When I remember the source of all breath is in my breath, when I remember not just with my mind but with my body, the power of breath is stronger than those singing rocks. The ancient and ever re-born sound of aspirating: breathe in, breathe out, Eh yeh, Eh yeh, Eh yeh. It is one of God’s names. If I am able to feel it and hear it and be fully present to it, the rocks in my chest are just two of hundreds of moving parts inside me, each singing their own line in the immense choir that is me.
The rocks have no special power when I am present to the whole of that sound. Their gravitational pull is broken, and I am able to square my shoulders and stand straight again. Allowing my breath, God’s breath, to guide me is both one of the easiest, most natural things I could do and also one of the most difficult. Inadequate and Disappointing have been there so long and so consistently, there have been times in my life they had me believing their twinned voice was the still, small voice inside. In those moments, I gave them so much power I genuinely believed I was not good enough for God and I was letting God down. Oh how I cried! Even still, their fraud and treachery unmasked, the memory of that despair is painful and close, and it always brings tears.
You might think I would be angry with these two (or are they really just one rock with two songs? I can’t be sure). I am angry, but I am also grateful. They are lashed to my sternum with lifelong praise and accomplishment, a glue so strong it may as well be bone and sinew. You see, those two voices started out as helpers. They were the reason I always did my homework on time. They are at least in part responsible for all of my academic and professional accomplishments.
In the old days, their song wasn’t constant, and it was a little different. It started as “you need to do it to prove you’re good enough and then they will be proud of you.” And when I turned in my homework or aced a test, they flooded my chest with pride. I was good. They were happy with me.

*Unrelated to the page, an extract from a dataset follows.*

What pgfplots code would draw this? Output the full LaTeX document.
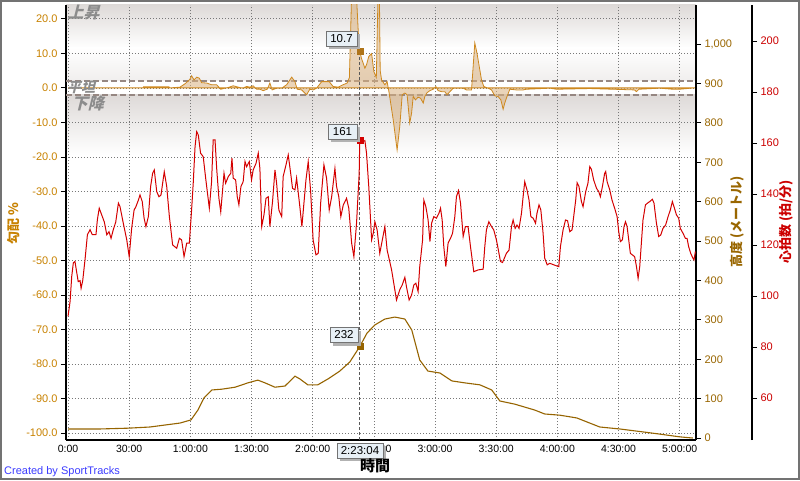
\documentclass[border=0pt]{standalone}
\usepackage{pgfplots}
\pgfplotsset{compat=1.18}
\usepackage{fontspec}
\setmainfont{Liberation Sans}
\newfontfamily\cjk{Noto Sans CJK JP}
\usetikzlibrary{shadows}
\definecolor{gradcol}{RGB}{206,136,30}
\definecolor{gradlab}{RGB}{200,130,0}
\definecolor{gradfill}{RGB}{218,178,128}
\definecolor{elevcol}{RGB}{150,100,0}
\definecolor{elevlab}{RGB}{153,102,0}
\definecolor{hrcol}{RGB}{212,0,0}
\definecolor{hrlab}{RGB}{204,0,0}
\definecolor{dashcol}{RGB}{150,135,130}
\definecolor{bggray}{RGB}{222,218,216}
\definecolor{boxfill}{RGB}{232,240,246}
\definecolor{stblue}{RGB}{60,60,255}
\definecolor{gridcol}{RGB}{120,120,120}

\pgfplotstableread{
t hr
0 92
1.0 97.8
1.8 107.6
2.6 113
3.4 113.5
4.3 109
5.0 105.6
5.9 106
6.4 103
7.2 106
8.3 114
9.5 124
10.8 126
11.9 124
13.7 124
14.4 130
15.3 134.4
16.5 131.8
17.8 129
19.0 124
20.1 125.2
21.1 122.6
22.2 126
23.4 129
24.7 136.4
25.5 135
27.1 128.5
28.8 122
30.0 115.4
31.2 126.5
32.4 133.7
33.3 135
34.5 137.6
35.3 139.6
36.4 137
37.3 130.5
38.2 127.2
39.4 131.1
40.5 142.9
41.5 148.1
42.3 149.4
43.5 140.9
44.6 138.9
45.6 139.6
46.4 144.2
47.2 148.7
48.4 142.9
49.7 131.1
51.3 120
53.3 118.7
54.6 122.6
55.7 122
56.9 115.4
58.2 120.7
59.5 120.7
60.6 133.7
61.4 144.2
62.3 158.6
63.1 164.4
63.9 163.1
65.0 156
66.3 154.6
67.5 146.2
68.3 140.9
69.3 134.4
70.4 144.8
71.2 161.2
72.1 161.2
72.9 150
74.0 138.3
74.9 133
75.6 139.6
76.5 148.1
77.3 144.2
78.6 146.8
79.8 148.1
80.4 154
81.0 146.2
82.2 145.5
83.0 138.9
83.8 135.7
84.8 142.9
85.9 144.8
86.8 152.7
87.6 150.7
88.9 152.7
90.0 145.5
90.8 149.4
92.2 152
93.3 156
94.1 150
95.0 127.2
96.1 131.8
97.1 138.3
98.2 138.9
99.0 127.2
100.3 137
101.5 149.4
102.3 144.2
103.4 133.7
104.8 131.1
105.5 146.8
106.7 150.7
108.0 155.3
109.2 148.1
110.1 142.2
111.3 141.6
112.1 146.2
113.7 135
114.7 127.2
115.7 136.4
116.7 145.5
117.8 152.7
119.0 140.9
120.2 122
121.6 116.1
122.7 116.7
123.9 136.4
125.5 151.4
126.8 146.2
128.1 133.7
129.3 138.9
130.9 150
131.7 142.9
132.8 138.9
133.8 131.1
135.0 135.7
136.6 138.3
137.7 134.4
139.1 120.7
140.2 115.4
141.5 128.5
142.8 148.1
143.07 161
144.5 160.5
145.6 160.9
146.4 156
147.5 142.9
148.9 122
149.7 124.6
150.5 129.1
151.6 125.9
152.9 116.7
154.3 122.6
155.4 127.2
156.5 118
158.7 110.2
161.1 98.4
162.7 102.4
163.9 104.3
165.2 107.3
166.0 103.6
167.3 98.4
168.5 100.4
169.6 104.3
170.6 105
171.7 101.7
172.5 111.5
173.9 122
174.5 137.6
175.5 135
176.6 129.8
177.5 121.3
178.3 128.5
179.4 131.1
180.7 130.5
181.9 132.4
182.7 134.4
183.5 129.8
184.3 119.3
185.3 111.5
186.4 120.7
187.6 122.6
188.6 124.6
189.7 131.1
190.5 138.9
191.5 141.3
192.5 136.4
193.8 123.3
194.9 127.2
196.2 127.2
197.4 119.3
199.0 109.5
201.1 110.2
203.6 110.5
204.4 119.3
205.2 125.9
206.4 129.1
207.7 127.2
208.8 125.9
210.1 122
210.9 118.7
212.1 113.5
213.1 113.1
215.0 116.7
216.3 118
217.5 127.2
218.3 129.8
219.3 126.5
220.2 127.8
221.2 126.5
222.4 132.4
223.2 138.9
224.0 144.8
225.1 141.6
226.1 137.6
227.0 131.1
228.1 130.5
229.3 128.5
230.0 132.4
231.0 135.7
231.9 133.7
233.0 124.6
233.8 114.8
235.0 112.2
236.3 112.8
238.2 112.2
240.7 111.5
241.5 119.3
242.8 125.9
244.0 129.8
245.0 129.5
246.1 125.2
247.2 125.9
248.0 131.1
249.0 137.6
249.7 144.4
250.6 142.9
251.8 137
252.6 135
253.9 140.9
255.0 144.2
255.9 150.7
256.7 149.7
257.8 145.5
259.2 142.2
260.3 140.9
261.1 138.9
262.1 142.9
263.2 148.1
263.7 148.8
264.4 144.8
265.7 141.6
266.8 137.6
268.1 134.4
269.3 131.1
270.1 125.2
270.9 121.3
271.9 122
272.7 127.2
273.4 129.1
274.2 127.2
275.0 122
275.8 116.7
276.8 116.1
277.9 115.4
278.8 111.5
279.6 106.9
280.4 111.5
281.2 120.7
282.0 129.8
283.2 135.7
284.2 136.4
285.3 137
286.6 137.9
287.4 136.4
288.6 128.5
289.7 123.3
290.7 123.9
291.8 126.5
293.1 127.8
294.3 131.1
295.4 133.7
296.4 137
297.2 135
298.4 131.8
299.5 130.5
300.3 126.5
301.6 124.6
302.8 122.6
303.6 122.6
304.4 119.3
305.4 116.7
306.5 114.8
307.0 114.1
307.7 117.4
}\hrdata

\pgfplotstableread{
t e
0 23
15.7 23
29.4 25
40.2 28
47.5 33
54.9 38
60.3 46
63.7 71
66.7 102
70.6 122
75.5 124
81.9 129
88.2 140
93.1 147
96.6 140
101.5 129
106.4 132
111.3 157
113.7 150
117.6 135
122.5 135
127.5 150
133.3 170
138.2 193
143.07 232
146.6 266
150.5 287
155.4 302
160.3 307
165.2 302
168.6 274
172.5 198
176.5 170
182.4 165
188.2 145
194.6 140
202 135
207.8 122
211.8 94
219.1 86
228.9 71
233.8 61
241.2 58
249.5 51
260.8 28
270.6 23
282.8 15
290.2 10
300 3
306.4 0
}\elevdata

\pgfplotstableread{
t g
0 0
36.8 0
37.0 0.3
49.5 0.3
50.0 0
54.9 0.2
57.4 1.2
59.8 2.5
60.6 3.5
61.8 2.3
63.1 3.1
64.4 2.8
65.5 1.5
68.0 1.4
70.4 0.9
72.9 0.9
74.9 -0.4
77.0 -0.1
79.1 0.2
81.0 0.6
83.5 0.2
85.6 -0.1
87.6 0.4
89.2 0.2
90.8 0.6
92.5 -0.4
94.1 -0.4
95.7 -0.8
97.7 -0.4
99.0 1.4
100.1 -0.6
102.3 -0.1
104.8 -0.1
107.2 0.9
109.7 3.1
111.3 1.8
112.4 -0.4
114.6 -0.6
117.0 -2.0
118.6 -0.4
120.2 -0.6
121.9 -0.1
124.4 1.8
128.1 1.8
130.0 0.4
132.5 0.2
134.9 0.9
136.9 1.4
138.0 3
139.9 45
142.8 11.0
143.07 10.7
143.9 8.6
145.6 5.7
146.4 6.7
147.5 9.1
148.9 9.9
150.0 4.7
151.2 3
152.5 40
153.1 5
153.8 2.3
155.4 0.9
156.5 1.8
157.5 -1.5
159.5 -9.3
161.4 -18.0
162.7 -11.2
163.9 -2.0
165.2 -1.5
166.3 -2.0
167.6 -10.2
168.5 -7.3
169.3 -2.5
170.4 -3.5
171.7 -2.7
172.9 -3.0
174.2 -4.4
175.0 -2.5
176.1 -1.4
177.5 -0.8
179.1 -0.4
180.4 0.4
181.5 -0.8
183.2 -1.1
184.8 -1.1
185.9 -2.0
187.3 -1.1
188.9 -0.1
193.8 -0.1
195.4 -0.6
197.9 -0.6
198.7 6.2
199.5 13.0
200.6 10.0
202.8 2.3
203.9 0.4
206.0 -0.1
207.7 -0.6
209.3 -2.3
210.9 -2.5
212.3 -3.5
213.4 -6.2
214.2 -4.4
215.3 -2.5
216.7 -0.4
219.9 -0.6
223.2 -0.6
224.8 -0.4
236.3 -0.1
239.6 -0.4
255.9 -0.2
267.3 -0.4
277.9 -0.6
278.8 -1.1
280.0 -0.4
290.2 -0.1
296.7 -0.4
300.0 -0.4
307.4 0
}\graddata

\begin{document}
\begin{tikzpicture}[x=1pt,y=1pt]
\useasboundingbox (0,0) rectangle (800,480);
\fill[white] (0,0) rectangle (800,480);
% background bands of the gradient panel
\shade[top color=bggray, bottom color=white] (66,475) rectangle (696,432);
\shade[top color=white, bottom color=bggray!45] (66,432) rectangle (696,399);
\shade[top color=bggray, bottom color=white] (66,385) rectangle (696,325);

% gradient axis (left)
\begin{axis}[
  at={(66pt,40pt)}, anchor=south west, scale only axis,
  width=630pt, height=435pt,
  xmin=-1, xmax=308, ymin=-102, ymax=24,
  axis x line*=bottom, axis y line*=left,
  axis line style={black, line width=1.2pt},
  xtick={0,30,...,300},
  xticklabels={0:00,30:00,1:00:00,1:30:00,2:00:00,2:30:00,3:00:00,3:30:00,4:00:00,4:30:00,5:00:00},
  ytick={-100,-90,...,20},
  grid=major, grid style={gridcol, dash pattern=on 0.8pt off 2.2pt, line width=0.7pt},
  tick align=outside, major tick length=5pt,
  xtick style={draw=none},
  ytick style={black, line width=0.8pt},
  /pgf/number format/assume math mode=true,
  ticklabel style={font=\fontsize{10.5}{12}\selectfont},
  yticklabel style={text=gradlab, font=\fontsize{11}{12}\selectfont, /pgf/number format/fixed, /pgf/number format/fixed zerofill, /pgf/number format/precision=1},
  xticklabel style={text=black, yshift=3pt},
]
\addplot[dashcol, line width=2pt, dash pattern=on 6pt off 3pt] coordinates {(-1,2.03) (308,2.03)};
\addplot[dashcol, line width=2pt, dash pattern=on 6pt off 3pt] coordinates {(-1,-2.03) (308,-2.03)};
\addplot[draw=gradcol, line width=0.8pt, fill=gradfill, fill opacity=0.55] table[x=t,y=g] {\graddata} \closedcycle;
\addplot[black!65, line width=0.8pt, dash pattern=on 3pt off 2pt] coordinates {(143.07,-102) (143.07,10.7)};
\addplot[only marks, mark=square*, mark size=3pt, color=gradcol!85!black] coordinates {(143.07,10.7)};
\end{axis}

% elevation axis (right)
\begin{axis}[
  at={(66pt,40pt)}, anchor=south west, scale only axis,
  width=630pt, height=435pt,
  xmin=-1, xmax=308, ymin=-5, ymax=1099,
  axis x line=none, axis y line*=right,
  axis line style={black, line width=1.2pt},
  ytick={0,100,...,1000},
  tick align=outside, major tick length=5pt,
  ytick style={black, line width=0.8pt},
  /pgf/number format/assume math mode=true,
  ticklabel style={font=\fontsize{11}{12}\selectfont},
  yticklabel style={text=elevlab},
]
\addplot[elevcol, line width=1.1pt] table[x=t,y=e] {\elevdata};
\addplot[only marks, mark=square*, mark size=3pt, color=elevcol] coordinates {(143.07,232)};
\end{axis}

% heart-rate data
\begin{axis}[
  at={(66pt,40pt)}, anchor=south west, scale only axis,
  width=630pt, height=435pt,
  xmin=-1, xmax=308, ymin=43.5, ymax=214.1,
  hide axis,
]
\addplot[hrcol, line width=1.0pt] table[x=t,y=hr] {\hrdata};
\addplot[only marks, mark=square*, mark size=3pt, color=hrcol] coordinates {(143.07,161)};
\end{axis}

% heart-rate scale
\begin{axis}[
  at={(122pt,40pt)}, anchor=south west, scale only axis,
  width=630pt, height=435pt,
  xmin=-1, xmax=308, ymin=43.5, ymax=214.1,
  axis x line=none, axis y line*=right,
  axis line style={black, line width=1.2pt},
  ytick={60,80,...,200},
  tick align=outside, major tick length=5pt,
  ytick style={black, line width=0.8pt},
  /pgf/number format/assume math mode=true,
  ticklabel style={font=\fontsize{11}{12}\selectfont},
  yticklabel style={text=hrlab},
]
\addplot[draw=none] coordinates {(0,60)};
\end{axis}

% panel texts
\begin{scope}[every node/.style={text=black!45, font=\cjk\bfseries\fontsize{16}{16}\selectfont, xslant=0.25, inner sep=0pt}]
\node at (85,467.5) {上昇};
\node[font=\cjk\bfseries\fontsize{14}{14}\selectfont] at (82.5,392.5) {平坦};
\node at (89.5,376.5) {下降};
\end{scope}

% value boxes
\begin{scope}[every node/.style={draw=black!55, fill=boxfill, font=\fontsize{11.5}{12}\selectfont, inner sep=0pt, minimum height=15pt, drop shadow={shadow xshift=3pt, shadow yshift=-3pt, fill=black!30, opacity=1}}]
\node[minimum width=31pt] at (341.5,441) {10.7};
\node[minimum width=29pt] at (342.5,348.5) {161};
\node[minimum width=28pt] at (344,145) {232};
\node[minimum width=46pt] at (360,29.5) {2:23:04};
\end{scope}

% axis titles
\node[rotate=90, text=gradlab, font=\cjk\bfseries\fontsize{13}{13}\selectfont] at (14,256) {勾配 \%};
\node[rotate=90, text=elevlab, font=\cjk\bfseries\fontsize{13}{13}\selectfont] at (737,258) {高度 (メートル)};
\node[rotate=90, text=hrlab, font=\cjk\bfseries\fontsize{13}{13}\selectfont] at (786,258) {心拍数 (拍/分)};
\node[font=\cjk\bfseries\fontsize{15}{15}\selectfont] at (375,14) {時間};
\node[anchor=west, text=stblue, font=\fontsize{11}{12}\selectfont, inner sep=0pt] at (4,8.5) {Created by SportTracks};

\draw[black!55, line width=2pt] (1,1) rectangle (799,479);
\end{tikzpicture}
\end{document}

As I grew older, that reward stuck around for shorter and shorter amounts of time. Their mantras mutated and changed. “If you do it you will be good enough,” kept finding a new “it” to send me pursuing. Eventually, it was “if you do everything perfectly, you will be good enough,” which devolved into “only perfection is good enough,” and was finally simplified, “you’re not good enough.” Disappointing followed the same evolutionary path. The demands of perfection and their impossibility twisted and transformed the promise of pride into the certainty of disappointment.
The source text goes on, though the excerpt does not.